I was unprepared for how jarring the phrase ‘you’re so strong!’ feels. I know people say this out of kindness. I know they mean well, and that they do admire the way I handle some things. The issue is that this was not a life choice. It was not something I decided to do. It was something that happened, through no fault of my own or my daughter’s, and the one thing I can do is support her and love her.
I was unprepared for the inability to switch off for a few seconds, wherever we go. People say that it is the same with most kids. It isn’t. Most kids eventually realise things are dangerous, or they know when they are doing something wrong. Sas doesn’t. She will just run across a street, or do other dangerous things and these are worries that keep me up at night.

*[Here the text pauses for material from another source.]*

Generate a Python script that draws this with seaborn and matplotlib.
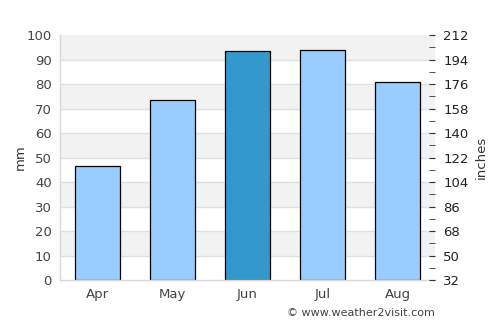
import matplotlib
matplotlib.use("Agg")
import matplotlib.pyplot as plt
import seaborn as sns
import pandas as pd

# データ
months = ["Apr", "May", "Jun", "Jul", "Aug"]
rain_mm = [46.5, 73.7, 93.7, 94.1, 80.7]
bar_colors = ["#99ccff", "#99ccff", "#3399cc", "#99ccff", "#99ccff"]
right_ticks = [32, 50, 68, 86, 104, 122, 140, 158, 176, 194, 212]

df = pd.DataFrame({"month": months, "mm": rain_mm})

sns.set_style("white")
plt.rcParams["font.family"] = ["DejaVu Sans"]

fig = plt.figure(figsize=(5, 3.25), dpi=100)
ax = fig.add_axes([0.12, 0.138, 0.75, 0.754])

# 背景の縞模様
for lo in range(10, 100, 20):
    ax.axhspan(lo, lo + 10, color="#f2f2f2", zorder=0, lw=0)
for y in range(10, 100, 10):
    ax.axhline(y, color="#e0e0e0", lw=1, zorder=0.5)

sns.barplot(data=df, x="month", y="mm", hue="month", palette=bar_colors,
            legend=False, width=0.6, edgecolor="black", linewidth=0.9,
            saturation=1, ax=ax, zorder=2)

ax.set_xlim(-0.5, 4.5)
ax.set_ylim(0, 100)
ax.set_yticks(range(0, 101, 10))
ax.set_xlabel("")
ax.set_ylabel("mm", fontsize=9.5, color="#333333", labelpad=0)
ax.tick_params(axis="both", labelsize=9.5, colors="#444444", length=0, pad=6)
ax.tick_params(axis="x", pad=6)

for side in ["top", "right"]:
    ax.spines[side].set_visible(False)
for side in ["left", "bottom"]:
    ax.spines[side].set_color("#d8d8d8")
    ax.spines[side].set_linewidth(1)

# 右軸
ax2 = ax.twinx()
ax2.set_ylim(32, 212)
ax2.set_yticks(right_ticks)
ax2.set_yticks(range(41, 212, 18), minor=True)
ax2.tick_params(axis="y", which="both", direction="in", length=4,
                color="#333333", labelsize=9.5, labelcolor="#222222", pad=6)
ax2.set_ylabel("inches", fontsize=9.5, color="#333333")
for s in ax2.spines.values():
    s.set_visible(False)

fig.text(0.87, 0.02, "© www.weather2visit.com", ha="right", va="bottom",
         fontsize=8, color="#444444")

fig.savefig("out.png", dpi=100)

I was unprepared for the sadness I felt when I realised that I will never be a grandmother. This is an odd one, because there is no guarantee that Sas would have gone on to have children in a neurotypical universe, but it still got to me when it hit. It’s OK now, I’ll have to settle for being the cool great aunt if my nephews have children.
Unprepared for the bad… and good
I was unprepared for the tears when she feels pain and cannot tell me what hurts. I was unprepared for how the fact that she is a pretty girl, makes people think that the situation is even sadder. Very often, we get comments like ‘Jahasra! But she’s so pretty!’. Like if she wasn’t pretty then the situation would be a bit more acceptable.
I was unprepared for the fact that I now need to live forever. I can never die, not even of old age, because I need to be around to make sure she is safe.
I was unprepared for the loneliness.
I was unprepared for the depression.
I was unprepared for the elation when she does something new.
I was unprepared for the fact that the cliché, ‘love needs no words’ was true. Sas is semi-verbal, in the sense that she can tell me what she wants, and ask me to do something, but that’s about it. Her senses are heightened, so she hears louder, speaks louder, notices things visually and olfactorily that we would not and certain fabrics can make her absolutely miserable. But this also means that she hugs harder and loves harder, and her hugs are legendary. She is more in every way.
I was unprepared for the fact that my daughter would be able to listen to a song for the first time and play it on the piano seconds later. I was unprepared for her beautiful singing voice. She did not get these skills from me or from her dad that’s for sure.
I was unprepared for the fact that moving from an invisible disability to a visible one was actually a bit better. Sas has more and more extreme stims as she is getting older. She flaps her hands like a bird that wants to fly away, and she makes some noises as she’s stimming. Before, when they were less frequent, people would stare in disgust when she would suddenly do it. Now, it’s like people do not want to look at us because they are aware that she’s different. I’m fine with that.
I was unprepared for the way she has made me a better person, who does not see things in black or white anymore and who feels real compassion for others.
I was unprepared for how she united us as a family and how strong the bond between the three of us is. We know we need each other, and we remember that every single day.
I was unprepared for the kindness people have shown. On some days, it’s obliterated by the nastiness some bullies dish out, but in general, people have been good and kind and want to help.
I am prepared for the long fight ahead. To fight for what is best for her, to make people understand and to make sure that she is happy and safe. That’s all I can do is a mother.”
What is autism?
Autism, or autism spectrum disorder (ASD), refers to a broad range of conditions characterised by challenges with social skills, repetitive behaviours, speech and nonverbal communication. Because autism is a spectrum disorder, each person with autism has a distinct set of strengths and challenges. Signs of autism usually appear by age two or three, sometimes even earlier. Research shows that early intervention leads to positive outcomes later in life for people with autism.